# Aim:
Pick every line from the data that holds the word "this".

# Given records:
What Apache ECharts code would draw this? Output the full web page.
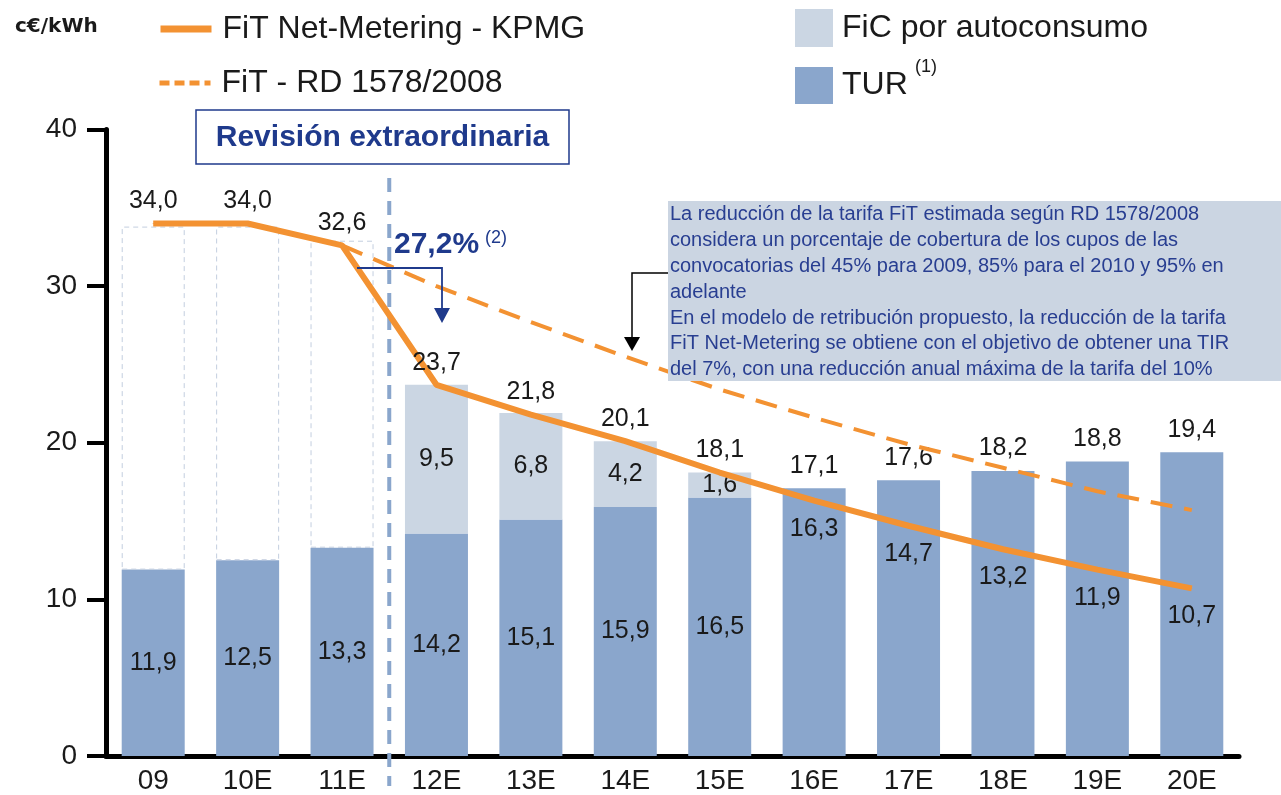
<!DOCTYPE html>
<html>
<head>
<meta charset="utf-8">
<script src="https://cdn.jsdelivr.net/npm/echarts@6/dist/echarts.min.js"></script>
<style>
  html, body { margin: 0; padding: 0; background: #fff; }
  #chart { width: 1281px; height: 795px; }
</style>
</head>
<body>
<div id="chart"></div>
<script>
// data
const categories = ['09', '10E', '11E', '12E', '13E', '14E', '15E', '16E', '17E', '18E', '19E', '20E'];
const turValues = [11.9, 12.5, 13.3, 14.2, 15.1, 15.9, 16.5, 17.1, 17.6, 18.2, 18.8, 19.4];
const ficValues = [null, null, null, 9.5, 6.8, 4.2, 1.6, null, null, null, null, null];
const ficOutlineTop = [33.8, 33.8, 32.9, null, null, null, null, null, null, null, null, null];
const fitNetMetering = [34.0, 34.0, 32.6, 23.7, 21.8, 20.1, 18.1, 16.3, 14.7, 13.2, 11.9, 10.7];
const fitRd1578 = [null, null, 32.6, 30.0, 27.7, 25.5, 23.4, 21.6, 19.9, 18.4, 16.9, 15.7];
const yMin = 0, yMax = 40, yStep = 10;

const ORANGE = '#f39232';
const NAVY = '#1f3a8c';
const TUR_BLUE = '#8aa6cc';
const FIC_GREY = '#cbd6e3';
const TXT = '#1a1a1a';
const FONT = '"Liberation Sans", Arial, sans-serif';

const fmt = v => (v == null || isNaN(v)) ? '' : Number(v).toFixed(1).replace('.', ',');
const labelFmt = p => fmt(Array.isArray(p.value) ? p.value[1] : p.value);

const chart = echarts.init(document.getElementById('chart'));

const valueLabel = {
  show: true,
  fontSize: 25,
  color: TXT,
  fontFamily: FONT,
  formatter: labelFmt
};

const option = {
  animation: false,
  backgroundColor: '#fff',
  grid: { left: 106, right: 42, top: 129.5, bottom: 38.5, containLabel: false },
  legend: [
    {
      data: ['FiT Net-Metering - KPMG'], left: 157, top: 13, padding: 0,
      itemWidth: 51, itemHeight: 14, selectedMode: false,
      itemStyle: { opacity: 0 }, lineStyle: { width: 7 },
      textStyle: { fontSize: 32, color: TXT, fontFamily: FONT, padding: [0, 0, 0, 6] }
    },
    {
      data: ['FiT - RD 1578/2008'], left: 157, top: 67, padding: 0,
      itemWidth: 51, itemHeight: 14, selectedMode: false,
      itemStyle: { opacity: 0 }, lineStyle: { width: 5, type: [10, 5] },
      textStyle: { fontSize: 32, color: TXT, fontFamily: FONT, padding: [0, 0, 0, 6] }
    },
    {
      data: ['FiC por autoconsumo'], left: 795, top: 9, padding: 0, icon: 'rect',
      itemWidth: 38, itemHeight: 38, selectedMode: false,
      textStyle: { fontSize: 32, color: TXT, fontFamily: FONT, padding: [0, 0, 0, 4] }
    },
    {
      data: ['TUR'], left: 795, top: 67, padding: 0, icon: 'rect',
      itemWidth: 38, itemHeight: 37, selectedMode: false,
      textStyle: { fontSize: 32, color: TXT, fontFamily: FONT, padding: [0, 0, 0, 4] }
    }
  ],
  xAxis: {
    type: 'category',
    data: categories,
    axisLine: { lineStyle: { color: '#000', width: 5 } },
    axisTick: { show: false },
    axisLabel: { fontSize: 28, color: TXT, fontFamily: FONT, margin: 11 }
  },
  yAxis: {
    type: 'value',
    min: yMin, max: yMax, interval: yStep,
    axisLine: { show: true, lineStyle: { color: '#000', width: 5 } },
    axisTick: { show: true, length: 19, lineStyle: { color: '#000', width: 4 } },
    splitLine: { show: false },
    axisLabel: { fontSize: 28, color: TXT, fontFamily: FONT, margin: 29 }
  },
  series: [
    {
      name: 'TUR',
      type: 'bar',
      stack: 'total',
      barWidth: 63,
      itemStyle: { color: TUR_BLUE },
      label: valueLabel,
      data: turValues.map((v, i) => ({
        value: v,
        label: i < 7 ? { position: 'inside' } : { position: 'top', distance: 10 }
      }))
    },
    {
      name: 'FiC por autoconsumo',
      type: 'bar',
      stack: 'total',
      barWidth: 63,
      itemStyle: { color: FIC_GREY },
      label: Object.assign({}, valueLabel, { position: 'inside' }),
      data: ficValues
    },
    {
      name: 'outline',
      type: 'bar',
      stack: 'total',
      barWidth: 63,
      silent: true,
      itemStyle: {
        color: 'rgba(255,255,255,0)',
        borderColor: '#c3cedf',
        borderWidth: 1,
        borderType: [5, 4]
      },
      data: ficOutlineTop.map((t, i) => t == null ? null : +(t - turValues[i]).toFixed(1))
    },
    {
      name: 'FiT - RD 1578/2008',
      type: 'line',
      symbol: 'none',
      z: 4,
      lineStyle: { color: ORANGE, width: 4, type: [22, 12] },
      itemStyle: { color: ORANGE },
      data: fitRd1578
    },
    {
      name: 'FiT Net-Metering - KPMG',
      type: 'line',
      symbol: 'circle',
      symbolSize: 1,
      z: 5,
      lineStyle: { color: ORANGE, width: 6 },
      itemStyle: { color: ORANGE },
      label: valueLabel,
      data: fitNetMetering.map((v, i) => ({
        value: v,
        label: i < 7 ? { position: 'top', distance: 9 } : { position: 'bottom', distance: 15 }
      }))
    }
  ],
  graphic: [
    // unit
    {
      type: 'text', left: 15, top: 17,
      style: { text: 'c€/kWh', font: 'bold 20px "DejaVu Sans", Arial, sans-serif', fill: TXT }
    },
    // TUR footnote mark
    {
      type: 'text', left: 915, top: 58,
      style: { text: '(1)', font: '18px ' + FONT, fill: TXT }
    },
    // "Revisión extraordinaria" box
    {
      type: 'rect', z: 10,
      shape: { x: 196, y: 110, width: 373, height: 54 },
      style: { fill: '#fff', stroke: NAVY, lineWidth: 1.5 }
    },
    {
      type: 'text', z: 11, x: 382.5, y: 138,
      style: {
        text: 'Revisión extraordinaria', font: 'bold 30px ' + FONT, fill: NAVY,
        align: 'center', verticalAlign: 'middle'
      }
    },
    // 27,2% note and arrow
    {
      type: 'text', z: 11, x: 394, y: 245,
      style: { text: '27,2%', font: 'bold 30px ' + FONT, fill: NAVY, verticalAlign: 'middle' }
    },
    {
      type: 'text', z: 11, x: 485, y: 238,
      style: { text: '(2)', font: '18px ' + FONT, fill: NAVY, verticalAlign: 'middle' }
    },
    {
      type: 'polyline', z: 11,
      shape: { points: [[357, 268], [442, 268], [442, 309]] },
      style: { stroke: NAVY, lineWidth: 1.8, fill: null }
    },
    {
      type: 'polygon', z: 11,
      shape: { points: [[434, 308], [450, 308], [442, 323]] },
      style: { fill: NAVY }
    },
    // note box
    {
      type: 'rect', z: 10,
      shape: { x: 668, y: 201, width: 613, height: 180 },
      style: { fill: '#cbd5e2' }
    },
    {
      type: 'text', z: 11, x: 670, y: 202,
      style: {
        text: [
          'La reducción de la tarifa FiT estimada según RD 1578/2008',
          'considera un porcentaje de cobertura de los cupos de las',
          'convocatorias del 45% para 2009, 85% para el 2010 y 95% en',
          'adelante',
          'En el modelo de retribución propuesto, la reducción de la tarifa',
          'FiT Net-Metering se obtiene con el objetivo de obtener una TIR',
          'del 7%, con una reducción anual máxima de la tarifa del 10%'
        ].join('\n'),
        font: '20px ' + FONT, fill: '#283e91', lineHeight: 25.8, verticalAlign: 'top'
      }
    },
    {
      type: 'polyline', z: 11,
      shape: { points: [[668, 273], [632, 273], [632, 338]] },
      style: { stroke: '#000', lineWidth: 1.5, fill: null }
    },
    {
      type: 'polygon', z: 11,
      shape: { points: [[624, 337], [640, 337], [632, 351]] },
      style: { fill: '#000' }
    }
  ]
};

chart.setOption(option);

// dashed divider between 11E and 12E, placed through the category axis
const xA = chart.convertToPixel({ xAxisIndex: 0 }, categories[2]);
const xB = chart.convertToPixel({ xAxisIndex: 0 }, categories[3]);
const xMid = (xA + xB) / 2;
chart.setOption({
  graphic: option.graphic.concat([{
    type: 'line', z: 3,
    shape: { x1: xMid, y1: 178, x2: xMid, y2: 786 },
    style: { stroke: TUR_BLUE, lineWidth: 4, lineDash: [14, 9] }
  }])
});
</script>
</body>
</html>
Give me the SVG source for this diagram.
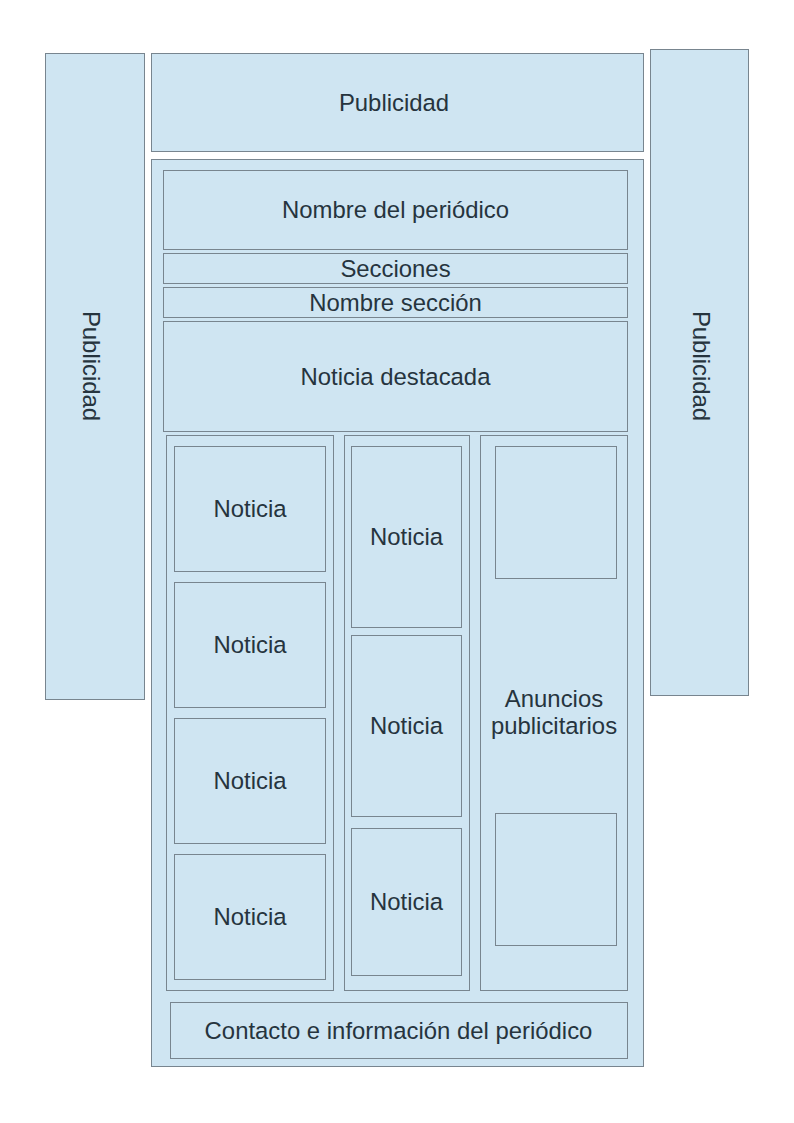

# Expected answer:
What Apache ECharts code would draw this? Output the full web page.
Give me the SVG source for this diagram.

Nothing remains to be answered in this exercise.